Culture Over Campaigns: Why Advocacy Is a Long Game (and How to Win It)

If you're treating employee advocacy like just another content strategy, you're missing the point—and the opportunity.
In today’s world of overproduced ads and influencer fatigue, what stands out is what feels real. Employee voices cut through the noise not because they’re perfect, but because they’re human. And human doesn't scale the way software does.
This is exactly why it works.
We’ve entered a new era where trust is more valuable than reach. And the most underused media channel? Your culture.
The Problem With Campaign Thinking
Marketers love campaigns. They’re scheduled, structured, and easy to track. But employee advocacy doesn’t work like that. It’s not a campaign. It’s a mindset.
You can’t just tell employees to post three times a week and expect results. Instead, you need to create a reason for them to want to share. That shift—from control to culture—is uncomfortable. But it’s also what makes advocacy believable.
“Employee advocacy succeeds because it’s human. And humans don’t scale like software.”
It’s not the perfect video that builds trust. It’s the rough selfie from the company offsite. It’s the spontaneous LinkedIn post after a great client call. These moments aren’t always on-brand, but they’re on-trust. And that’s what matters now.
What Makes Advocacy Stick
To build advocacy that lasts, you need more than just software. You need intention, collaboration, and buy-in across the business.
1. Mindset Over Mandate
Advocacy isn’t an obligation, it’s a mindset. Find the people already sharing naturally and give them space to lead by example.
2. Cross-Functional Buy-In
This isn’t just a job for marketing. HR, internal comms, and leadership all need to align. Advocacy sits at the intersection of culture and communication.
3. Enablement Over Enforcement
Give people the tools and freedom to be themselves online. At Employfluence, we use coaching, prompts, and AI to support—not script—employee voices.
4. Community and Recognition
When advocacy becomes a shared movement, not a solo task, everything changes. Whether it's a Slack channel, spotlight feature, or internal challenge, community keeps momentum alive.
Why the Effort Is Worth It
The numbers speak for themselves
72 percent of consumers trust a company more when employees share content about it (LinkedIn, 2024)
Employee posts generate 4.5 times more engagement than brand accounts
One fintech company reduced recruitment ad spend by 60 percent with just 50 active advocates
A SaaS brand tripled career page traffic without running a single ad
This isn’t about impressions. It’s about trust. And trust drives everything from brand reputation to hiring velocity to customer loyalty.

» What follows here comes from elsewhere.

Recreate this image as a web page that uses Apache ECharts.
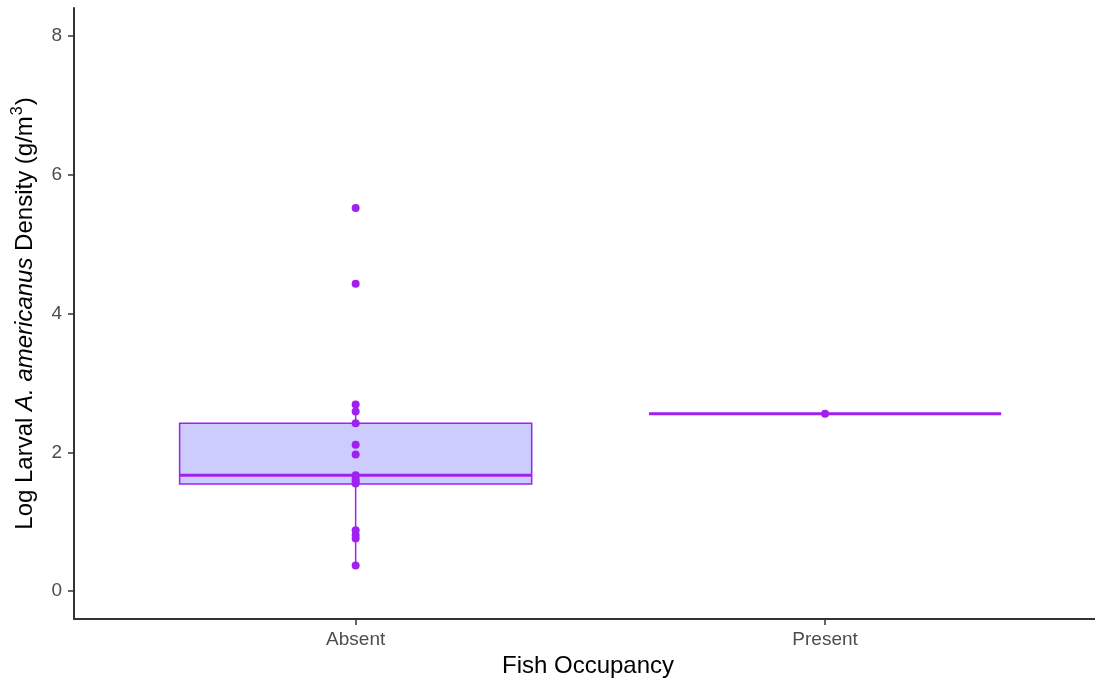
<!DOCTYPE html>
<html>
<head>
<meta charset="utf-8">
<script src="https://cdn.jsdelivr.net/npm/echarts@6.0.0/dist/echarts.min.js"></script>
<style>
  html, body { margin: 0; padding: 0; background: #ffffff; }
  #chart { width: 1095px; height: 683px; }
</style>
</head>
<body>
<div id="chart"></div>
<script>
// Groups along the x axis (placed at positions 1 and 2)
const categories = ['Absent', 'Present'];
// Box summary per group: [lower whisker, Q1, median, Q3, upper whisker]
const boxStats = [
  [0.37, 1.545, 1.67, 2.42, 2.69],
  [2.555, 2.555, 2.555, 2.555, 2.555]
];
// Individual observations per group
const absentValues = [5.52, 4.43, 2.69, 2.59, 2.42, 2.11, 1.97, 1.67, 1.62, 1.58, 1.55, 0.88, 0.81, 0.76, 0.37];
const presentValues = [2.555];
// Y axis tick labels
const yTicks = [0, 2, 4, 6, 8];

const PURPLE = '#A020F0';
const FILL = '#CCCCFF';
const FONT = '"Liberation Sans", Arial, sans-serif';
const BOX_HALF_WIDTH = 0.375;

const chart = echarts.init(document.getElementById('chart'), null, { renderer: 'canvas' });

const boxData = boxStats.map((s, i) => [i + 1].concat(s));
const pointData = absentValues.map(v => [1, v]).concat(presentValues.map(v => [2, v]));

function renderBox(params, api) {
  const x = api.value(0);
  const lo = api.value(1), q1 = api.value(2), med = api.value(3), q3 = api.value(4), hi = api.value(5);
  const tl = api.coord([x - BOX_HALF_WIDTH, q3]);
  const br = api.coord([x + BOX_HALF_WIDTH, q1]);
  const mL = api.coord([x - BOX_HALF_WIDTH, med]);
  const mR = api.coord([x + BOX_HALF_WIDTH, med]);
  const pLo = api.coord([x, lo]);
  const pHi = api.coord([x, hi]);
  const pQ1 = api.coord([x, q1]);
  const pQ3 = api.coord([x, q3]);
  const whisker = { stroke: PURPLE, lineWidth: 1.5 };
  return {
    type: 'group',
    children: [
      { type: 'line', shape: { x1: pQ3[0], y1: pQ3[1], x2: pHi[0], y2: pHi[1] }, style: whisker },
      { type: 'line', shape: { x1: pQ1[0], y1: pQ1[1], x2: pLo[0], y2: pLo[1] }, style: whisker },
      {
        type: 'rect',
        shape: { x: tl[0], y: tl[1], width: br[0] - tl[0], height: br[1] - tl[1] },
        style: { fill: FILL, stroke: PURPLE, lineWidth: 1.5 }
      },
      { type: 'line', shape: { x1: mL[0], y1: mL[1], x2: mR[0], y2: mR[1] }, style: { stroke: PURPLE, lineWidth: 3 } }
    ]
  };
}

const axisLineStyle = { color: '#333333', width: 2 };

const option = {
  backgroundColor: '#ffffff',
  animation: false,
  grid: { left: 74, right: 0, top: 8, bottom: 63.5, containLabel: false },
  xAxis: {
    type: 'value',
    min: 0.4,
    max: 2.575,
    name: 'Fish Occupancy',
    nameLocation: 'middle',
    nameGap: 35,
    nameTextStyle: { fontFamily: FONT, fontSize: 24, color: '#000000', padding: [0, 0, 0, 7] },
    axisLine: { show: true, onZero: false, lineStyle: axisLineStyle },
    axisTick: { show: true, length: 6, customValues: [1, 2], lineStyle: { color: '#333333', width: 1.5 } },
    axisLabel: {
      customValues: [1, 2],
      formatter: v => categories[Math.round(v) - 1] || '',
      margin: 11,
      fontFamily: FONT,
      fontSize: 19,
      color: '#4D4D4D'
    },
    splitLine: { show: false }
  },
  yAxis: {
    type: 'value',
    min: -0.4,
    max: 8.4,
    name: '{n|Log Larval }{i|A. americanus}{n| Density (g/m}{s|3}{n|)}',
    nameLocation: 'middle',
    nameGap: 34,
    nameTextStyle: {
      fontFamily: FONT,
      fontSize: 24,
      color: '#000000',
      rich: {
        n: { fontFamily: FONT, fontSize: 24, color: '#000000', lineHeight: 30 },
        i: { fontFamily: FONT, fontSize: 24, fontStyle: 'italic', color: '#000000', lineHeight: 30 },
        s: { fontFamily: FONT, fontSize: 16, color: '#000000', verticalAlign: 'top', lineHeight: 16, padding: [0, 1, 0, 1] }
      }
    },
    axisLine: { show: true, onZero: false, lineStyle: axisLineStyle },
    axisTick: { show: true, length: 6, customValues: yTicks, lineStyle: { color: '#333333', width: 1.5 } },
    axisLabel: {
      customValues: yTicks,
      margin: 12,
      fontFamily: FONT,
      fontSize: 19,
      color: '#4D4D4D'
    },
    splitLine: { show: false }
  },
  series: [
    {
      type: 'custom',
      name: 'box',
      renderItem: renderBox,
      data: boxData,
      encode: { x: 0, y: [1, 2, 3, 4, 5] },
      z: 2
    },
    {
      type: 'scatter',
      name: 'points',
      data: pointData,
      symbol: 'circle',
      symbolSize: 8,
      itemStyle: { color: PURPLE, opacity: 1 },
      z: 3
    }
  ]
};

chart.setOption(option);
</script>
</body>
</html>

Final Thought: Advocacy Is Culture. And Culture Is a Strategy.
Employee advocacy isn’t a quick win. It’s a strategic investment in long-term credibility.
You don’t build it with software. You build it with trust, permission, and people. You build it by turning employees into creators, not because you told them to, but because they believe in the company they represent.
So ask yourself
Are we empowering the voices we already have?
Because the brands that win in the next decade won’t be the ones with the biggest ad budget. They’ll be the ones with the most trusted people.